Happy times, indeed, that we live in that this opinion seems to be catching on. Judd Apatow didn’t invent the raunchy, sentimental, character-driven comedy, but he drove it straight into the mainstream like a crazy fat man in a garbage truck, and the results have been just as awesome.

Kevin Smith actually can claim to invent the raunchy, sentimental, character-driven comedy, but in Zack and Miri, he gets a big boost from the Apatow crowd in the form (finally) of actors who can make his dialogue sound like they come from actual people, rather than a series of Kevin Smith mouthpieces (Smith regulars show up in supporting roles, which they mostly nail, especially Jason Mewes). Seth Rogan and Elizabeth Banks bring their underachieving, cheerfully foul-mouthed characters to life, and make their relationship sweet and touching, even when it becomes obvious where it’s going to go (i.e. around the time the opening credits end). It doesn’t hurt that Smith manages to achieve a much higher hit-to-miss ratio than usual on the laughs, and that he obviously has a lot of affection for the world of no-budget filmmaking. In Smith’s world, there’s not a lot of difference between making an indie comedy in a convenience store and making a porno in a coffee shop.

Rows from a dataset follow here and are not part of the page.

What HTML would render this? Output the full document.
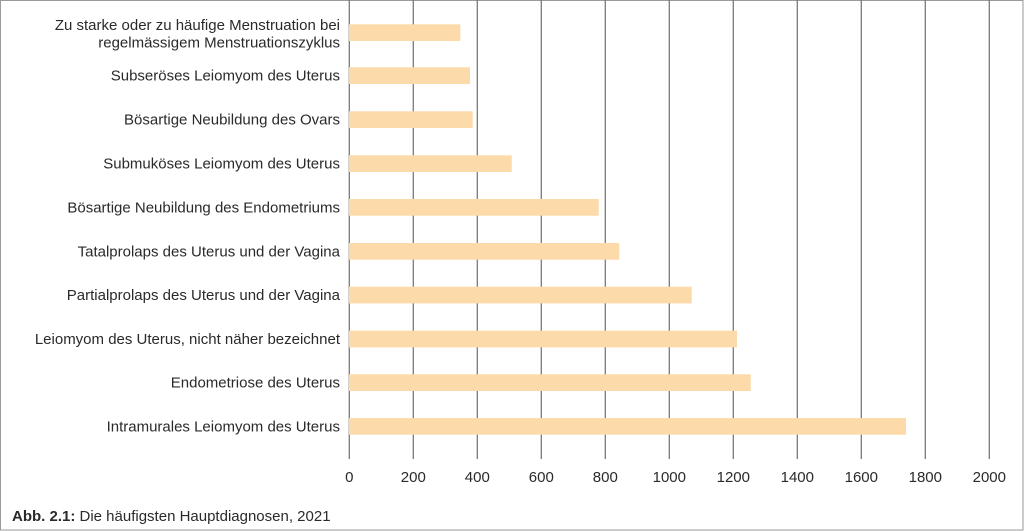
<!DOCTYPE html>
<html><head><meta charset="utf-8"><style>
html,body{margin:0;padding:0;background:#fff;}
svg{display:block;}
text{font-family:"Liberation Sans",Arial,sans-serif;font-size:15px;fill:#2a2a2a;}
</style></head><body>
<svg width="1024" height="531" viewBox="0 0 1024 531" xmlns="http://www.w3.org/2000/svg">
<rect x="0.5" y="0.5" width="1022.5" height="529.5" fill="#fff" stroke="#9a9a9a" stroke-width="1"/>
<g stroke="#7a7a7a" stroke-width="1.3">
<line x1="349.3" y1="0" x2="349.3" y2="459"/>
<line x1="413.3" y1="0" x2="413.3" y2="459"/>
<line x1="477.3" y1="0" x2="477.3" y2="459"/>
<line x1="541.3" y1="0" x2="541.3" y2="459"/>
<line x1="605.3" y1="0" x2="605.3" y2="459"/>
<line x1="669.3" y1="0" x2="669.3" y2="459"/>
<line x1="733.3" y1="0" x2="733.3" y2="459"/>
<line x1="797.3" y1="0" x2="797.3" y2="459"/>
<line x1="861.3" y1="0" x2="861.3" y2="459"/>
<line x1="925.3" y1="0" x2="925.3" y2="459"/>
<line x1="989.3" y1="0" x2="989.3" y2="459"/>
</g>
<g fill="#fddaa9">
<rect x="349" y="24.3" width="111.3" height="16.7"/>
<rect x="349" y="67.3" width="121" height="16.7"/>
<rect x="349" y="111.3" width="123.7" height="16.7"/>
<rect x="349" y="155.3" width="162.7" height="16.7"/>
<rect x="349" y="199" width="249.7" height="16.7"/>
<rect x="349" y="243" width="270.3" height="16.7"/>
<rect x="349" y="286.7" width="342.7" height="16.7"/>
<rect x="349" y="330.7" width="388" height="16.7"/>
<rect x="349" y="374.3" width="401.7" height="16.7"/>
<rect x="349" y="418" width="557" height="16.7"/>
</g>
<g text-anchor="end">
<text x="340" y="30">Zu starke oder zu häufige Menstruation bei</text>
<text x="340" y="47.5">regelmässigem Menstruationszyklus</text>
<text x="340" y="80.7">Subseröses Leiomyom des Uterus</text>
<text x="340" y="124.7">Bösartige Neubildung des Ovars</text>
<text x="340" y="168.7">Submuköses Leiomyom des Uterus</text>
<text x="340" y="212.4">Bösartige Neubildung des Endometriums</text>
<text x="340" y="256.4">Tatalprolaps des Uterus und der Vagina</text>
<text x="340" y="300.1">Partialprolaps des Uterus und der Vagina</text>
<text x="340" y="344.1">Leiomyom des Uterus, nicht näher bezeichnet</text>
<text x="340" y="387.7">Endometriose des Uterus</text>
<text x="340" y="431.4">Intramurales Leiomyom des Uterus</text>
</g>
<g text-anchor="middle">
<text x="349.3" y="482">0</text>
<text x="413.3" y="482">200</text>
<text x="477.3" y="482">400</text>
<text x="541.3" y="482">600</text>
<text x="605.3" y="482">800</text>
<text x="669.3" y="482">1000</text>
<text x="733.3" y="482">1200</text>
<text x="797.3" y="482">1400</text>
<text x="861.3" y="482">1600</text>
<text x="925.3" y="482">1800</text>
<text x="989.3" y="482">2000</text>
</g>
<text x="12" y="521"><tspan font-weight="bold">Abb. 2.1:</tspan> Die häufigsten Hauptdiagnosen, 2021</text>
</svg>
</body></html>
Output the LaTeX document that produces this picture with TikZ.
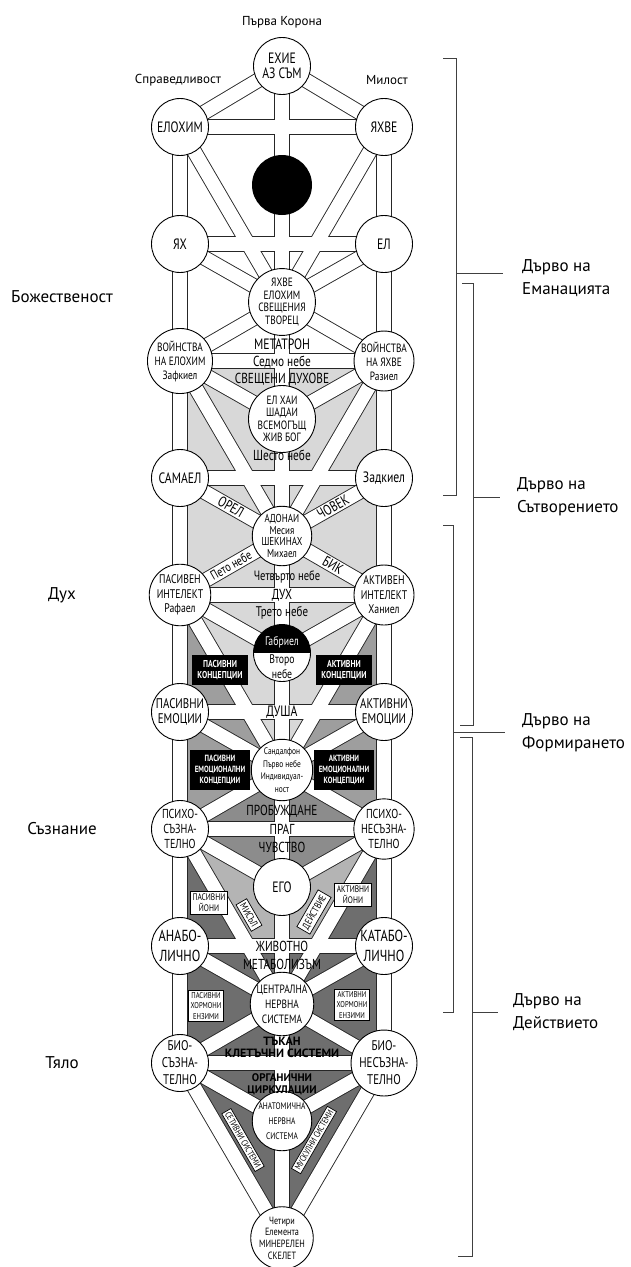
\documentclass[tikz,border=0pt]{standalone}
\usepackage{fontspec}
\setmainfont{PT Sans}
\newfontfamily\cf[FakeStretch=0.78]{PT Sans}
\newfontfamily\lab{PT Sans}
\usetikzlibrary{calc}
\pgfdeclarelayer{bg}
\pgfdeclarelayer{mid}
\pgfsetlayers{bg,mid,main}
\newcommand\fs[2]{\cf\fontsize{#1}{#2}\selectfont}
\definecolor{gA}{HTML}{D8D8D8}
\definecolor{gB}{HTML}{9E9E9E}
\definecolor{gC}{HTML}{6E6E6E}
\definecolor{gD}{HTML}{8C8C8C}
\definecolor{gE}{HTML}{B4B4B4}
\tikzset{
  sef/.style={circle, draw=black, line width=0.9pt, fill=white, minimum size=57pt, inner sep=0pt, align=center, font=\fs{12}{13}},
  bandout/.style={line width=15.5pt, draw=black!85},
  bandin/.style={line width=13.7pt, draw=white},
  blk/.style={fill=black, text=white, inner sep=1pt, align=center, font=\fs{10}{11.5}\bfseries},
  wbox/.style={fill=white, draw=black, line width=0.7pt, inner sep=2.5pt, align=center, font=\fs{9.5}{11}},
  btxt/.style={font=\fs{14.5}{15}, inner sep=0pt},
  sidelab/.style={font=\lab\fontsize{17}{23}\selectfont, align=left, anchor=west, inner sep=0pt},
  leftlab/.style={font=\lab\fontsize{17}{20}\selectfont, inner sep=0pt},
  toplab/.style={font=\lab\fontsize{13}{15}\selectfont, inner sep=0pt},
  br/.style={draw=black!75, line width=0.9pt},
}
\def\bandlist{c0/c10,l0/l8,r0/r8,l0/r0,l1/r1,l2/r2,l3/r3,l4/r4,l5/r5,l6/r6,l7/r7,l8/r8,c0/l0,c0/r0,c2/l2,c2/r2,c4/l4,c4/r4,c6/l6,c6/r6,c8/l8,c8/r8,l1/c2,r1/c2,l2/c3,r2/c3,l3/c4,r3/c4,l4/c5,r4/c5,l5/c6,r5/c6,l6/c7,r6/c7,l7/c8,r7/c8,l8/c9,r8/c9,l0/c2,r0/c2,l2/c4,r2/c4,l4/c6,r4/c6,l6/c8,r6/c8,l8/c10,r8/c10}
\begin{document}
\begin{tikzpicture}[x=1pt,y=-1pt]
\useasboundingbox (0,0) rectangle (631,1267);
% ---------- circles ----------
\node[sef, font=\fs{15}{15}] (c0) at (282,66) {ЕХИЕ\\АЗ СЪМ};
\node[circle, fill=black, minimum size=60pt, inner sep=0pt] (c1) at (282,185) {};
\node[sef, font=\fs{12}{12.5}] (c2) at (282,302) {ЯХВЕ\\ЕЛОХИМ\\СВЕЩЕНИЯ\\ТВОРЕЦ};
\node[sef, font=\fs{12}{12.5}] (c3) at (282,419) {ЕЛ ХАИ\\ШАДАИ\\ВСЕМОГЪЩ\\ЖИВ БОГ};
\node[sef, font=\fs{11.5}{11.7}] (c4) at (282,536) {АДОНАИ\\Месия\\ШЕКИНАХ\\Михаел};
\node[sef, path picture={\fill[black] (path picture bounding box.north west) rectangle (path picture bounding box.east);}] (c5) at (282,653) {};
\node[sef, font=\fs{9.5}{12.5}] (c6) at (282,770) {Сандалфон\\Първо небе\\Индивидуал-\\ност};
\node[sef, font=\fs{15}{15}] (c7) at (282,887) {ЕГО};
\node[sef, font=\fs{12}{15}] (c8) at (282,1004) {ЦЕНТРАЛНА\\НЕРВНА\\СИСТЕМА};
\node[sef, font=\fs{9.5}{15}] (c9) at (282,1121) {АНАТОМИЧНА\\НЕРВНА\\СИСТЕМА};
\node[sef, font=\fs{10.5}{11.7}] (c10) at (282,1238) {Четири\\Елемента\\МИНЕРЕЛЕН\\СКЕЛЕТ};
\node[sef, font=\fs{15}{15}] (l0) at (180,127) {ЕЛОХИМ};
\node[sef, font=\fs{15}{15}] (r0) at (384,127) {ЯХВЕ};
\node[sef, font=\fs{15}{15}] (l1) at (180,244) {ЯХ};
\node[sef, font=\fs{15}{15}] (r1) at (384,244) {ЕЛ};
\node[sef, font=\fs{12}{14}] (l2) at (180,361) {ВОЙНСТВА\\НА ЕЛОХИМ\\Зафкиел};
\node[sef, font=\fs{12}{14}] (r2) at (384,361) {ВОЙНСТВА\\НА ЯХВЕ\\Разиел};
\node[sef, font=\fs{15}{15}] (l3) at (180,478) {САМАЕЛ};
\node[sef, font=\fs{15}{15}] (r3) at (384,478) {Задкиел};
\node[sef, font=\fs{12.5}{14.5}] (l4) at (180,595) {ПАСИВЕН\\ИНТЕЛЕКТ\\Рафаел};
\node[sef, font=\fs{12.5}{14.5}] (r4) at (384,595) {АКТИВЕН\\ИНТЕЛЕКТ\\Ханиел};
\node[sef, font=\fs{14}{15}] (l5) at (180,712) {ПАСИВНИ\\ЕМОЦИИ};
\node[sef, font=\fs{14}{15}] (r5) at (384,712) {АКТИВНИ\\ЕМОЦИИ};
\node[sef, font=\fs{13}{15}] (l6) at (180,829) {ПСИХО-\\СЪЗНА-\\ТЕЛНО};
\node[sef, font=\fs{13}{15}] (r6) at (384,829) {ПСИХО-\\НЕСЪЗНА-\\ТЕЛНО};
\node[sef, font=\fs{16}{20}] (l7) at (180,946) {АНАБО-\\ЛИЧНО};
\node[sef, font=\fs{16}{20}] (r7) at (384,946) {КАТАБО-\\ЛИЧНО};
\node[sef, font=\fs{14}{17}] (l8) at (180,1063) {БИО-\\СЪЗНА-\\ТЕЛНО};
\node[sef, font=\fs{14}{17}] (r8) at (384,1063) {БИО-\\НЕСЪЗНА-\\ТЕЛНО};
\node[font=\fs{12.5}{13}, text=white, inner sep=0pt] (gab) at ($(c5.center)+(0,-11)$) {Габриел};
\node[font=\fs{12.5}{13}, inner sep=0pt] (vto) at ($(c5.center)+(0,7)$) {Второ};
\node[font=\fs{12.5}{13}, inner sep=0pt] (neb) at ($(c5.center)+(0,21)$) {небе};
% ---------- shaded faces ----------
\begin{pgfonlayer}{bg}
\fill[white] (0,0) rectangle (631,1267);
\fill[gC] (c6.center) -- (l6.center) -- (l8.center) -- (c10.center) -- (r8.center) -- (r6.center) -- cycle;
\fill[gB] (c4.center) -- (l4.center) -- (l6.center) -- (c6.center) -- (r6.center) -- (r4.center) -- cycle;
\fill[gA] (l2.center) -- (l4.center) -- (c6.center) -- (r4.center) -- (r2.center) -- cycle;
\fill[gD] (c6.center) -- (l6.center) -- (c7.center) -- (r6.center) -- cycle;
\fill[gE] (l6.center) -- (c7.center) -- ($(c7.center)!0.5!(c8.center)$) -- ($(l6.center)!0.669!(c8.center)$) -- cycle;
\fill[gE] (r6.center) -- (c7.center) -- ($(c7.center)!0.5!(c8.center)$) -- ($(r6.center)!0.669!(c8.center)$) -- cycle;
\end{pgfonlayer}
% ---------- paths (bands) ----------
\begin{pgfonlayer}{mid}
\foreach \a/\b in \bandlist {\draw[bandout] (\a.center) -- (\b.center);}
\foreach \a/\b in \bandlist {\draw[bandin] (\a.center) -- (\b.center);}
\end{pgfonlayer}
% ---------- texts on the paths ----------
\node[btxt, font=\fs{15}{15}] (t1) at (282,344) {МЕТАТРОН};
\node[btxt] (t2) at (282,362) {Седмо небе};
\node[btxt] (t3) at (282,379) {СВЕЩЕНИ ДУХОВЕ};
\node[btxt] (t4) at (282,455) {Шесто небе};
\node[btxt, rotate=-29.6] (t5) at ($(l3.center)!0.5!(c4.center)$) {ОРЕЛ};
\node[btxt, rotate=29.6] (t6) at ($(r3.center)!0.5!(c4.center)$) {ЧОВЕК};
\node[btxt, rotate=29.6, font=\fs{13}{14}] (t7) at ($(l4.center)!0.5!(c4.center)$) {Пето небе};
\node[btxt, rotate=-29.6] (t8) at ($(r4.center)!0.5!(c4.center)$) {БИК};
\node[btxt, font=\fs{13.5}{14}] (t9) at (287,577) {Четвърто небе};
\node[btxt] (t10) at (282,595) {ДУХ};
\node[btxt, font=\fs{14}{14}] (t11) at (282,613) {Трето небе};
\node[btxt, font=\fs{15}{15}] (t12) at (282,712) {ДУША};
\node[btxt] (t13) at (282,811) {ПРОБУЖДАНЕ};
\node[btxt] (t14) at (282,829) {ПРАГ};
\node[btxt] (t15) at (282,847) {ЧУВСТВО};
\node[btxt] (t16) at (282,946) {ЖИВОТНО};
\node[btxt] (t17) at (282,964) {МЕТАБОЛИЗЪМ};
\node[font=\lab\bfseries\fontsize{12}{12}\selectfont, inner sep=0pt] (t18) at (282,1041) {ТЪКАН};
\node[font=\lab\bfseries\fontsize{12}{12}\selectfont, inner sep=0pt] (t19) at (282,1053) {КЛЕТЪЧНИ СИСТЕМИ};
\node[font=\lab\bfseries\fontsize{11}{12}\selectfont, inner sep=0pt] (t20) at (282,1078) {ОРГАНИЧНИ};
\node[font=\lab\bfseries\fontsize{11}{12}\selectfont, inner sep=0pt] (t21) at (282,1090) {ЦИРКУЛАЦИИ};
% ---------- boxes ----------
\node[blk, minimum width=56pt, minimum height=30pt] (b1) at (220,670) {ПАСИВНИ\\КОНЦЕПЦИИ};
\node[blk, minimum width=56pt, minimum height=30pt] (b2) at (344,670) {АКТИВНИ\\КОНЦЕПЦИИ};
\node[blk, minimum width=60pt, minimum height=40pt, font=\fs{9}{11}\bfseries] (b3) at (220,770) {ПАСИВНИ\\ЕМОЦИОНАЛНИ\\КОНЦЕПЦИИ};
\node[blk, minimum width=60pt, minimum height=40pt, font=\fs{9}{11}\bfseries] (b4) at (344,770) {АКТИВНИ\\ЕМОЦИОНАЛНИ\\КОНЦЕПЦИИ};
\node[wbox] (w1) at (209,903) {ПАСИВНИ\\ЙОНИ};
\node[wbox] (w2) at (353,895) {АКТИВНИ\\ЙОНИ};
\node[wbox, rotate=-60, font=\fs{10}{11}] (w3) at (249,915) {МИСЪЛ};
\node[wbox, rotate=60, font=\fs{10}{11}] (w4) at (314,912) {ДЕЙСТВИЕ};
\node[wbox, font=\fs{8.5}{10.5}, inner sep=2pt] (w5) at (206,1006) {ПАСИВНИ\\ХОРМОНИ\\ЕНЗИМИ};
\node[wbox, font=\fs{8.5}{10.5}, inner sep=2pt] (w6) at (352,1005) {АКТИВНИ\\ХОРМОНИ\\ЕНЗИМИ};
\node[wbox, rotate=-60, font=\fs{9}{10}, inner sep=2pt] (w7) at (243,1140) {СЕТИВНИ СИСТЕМИ};
\node[wbox, rotate=60, font=\fs{9}{10}, inner sep=2pt] (w8) at (314,1140) {МУСКУЛНИ СИСТЕМИ};
% ---------- outer labels ----------
\node[toplab] (k1) at (282,22) {Първа Корона};
\node[toplab] (k2) at (178,80) {Справедливост};
\node[toplab] (k3) at (387,80) {Милост};
\node[leftlab] (s1) at (62,297) {Божественост};
\node[leftlab] (s2) at (62,595) {Дух};
\node[leftlab] (s3) at (62,829) {Съзнание};
\node[leftlab] (s4) at (62,1063) {Тяло};
\node[sidelab] (d1) at (522,278) {Дърво на\\Еманацията};
\node[sidelab] (d2) at (517,497) {Дърво на\\Сътворението};
\node[sidelab] (d3) at (522,733) {Дърво на\\Формирането};
\node[sidelab] (d4) at (513,1012) {Дърво на\\Действието};
% ---------- brackets ----------
\draw[br] (443,58) -- (456,58) -- (456,495) -- (443,495);
\draw[br] (456,273) -- (503,273);
\draw[br] (462,283) -- (473,283) -- (473,725) -- (460,725);
\draw[br] (473,497) -- (500,497);
\draw[br] (443,525) -- (453,525) -- (453,1012) -- (443,1012);
\draw[br] (453,732) -- (505,732);
\draw[br] (460,737) -- (472,737) -- (472,1256) -- (458,1256);
\draw[br] (472,1012) -- (498,1012);
\end{tikzpicture}
\end{document}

Role Models, meanwhile, manages to inject a little mainstream into the David Wain-led group behind Wet Hot American Summer. Paul Rudd, Elizabeth Banks (again), Jane Lynch and Christopher Mintz-Plasse (McLovin from Superbad) are among the Apatow players who show up here. Paul Rudd is a miserable, sarcastic energy-drink salesman who ends a particularly bad day by impaling his ad-truck on a statue. (My kind of guy, in other words.) As punishment, he and co-worker Seann William Scott are court-ordered to mentor dorky Christopher Mintz-Plasse and hilariously vicious Bobb’e J Thompson. Paul Rudd is co-writer and while it’s really an ensemble movie, it’s also really about his character, who is awesome when he’s walking around delivering snark like a UPSnark deliveryman, but less awesome when he’s learning life lessons. Unfortunately, he spends a lot of time learning life lessons. I don’t know what it says about me that bitter sarcasm brings a smile to my face and personal growth leaves a bad taste in my mouth, but it does. Fortunately, even when that stuff’s going on, the movie brings on the funny on a pretty regular basis, so I can almost forgive it. Actually, I can forgive it — for Jane Lynch’s line delivery alone. “I’m not here to service you, I’m here to service these young boys.”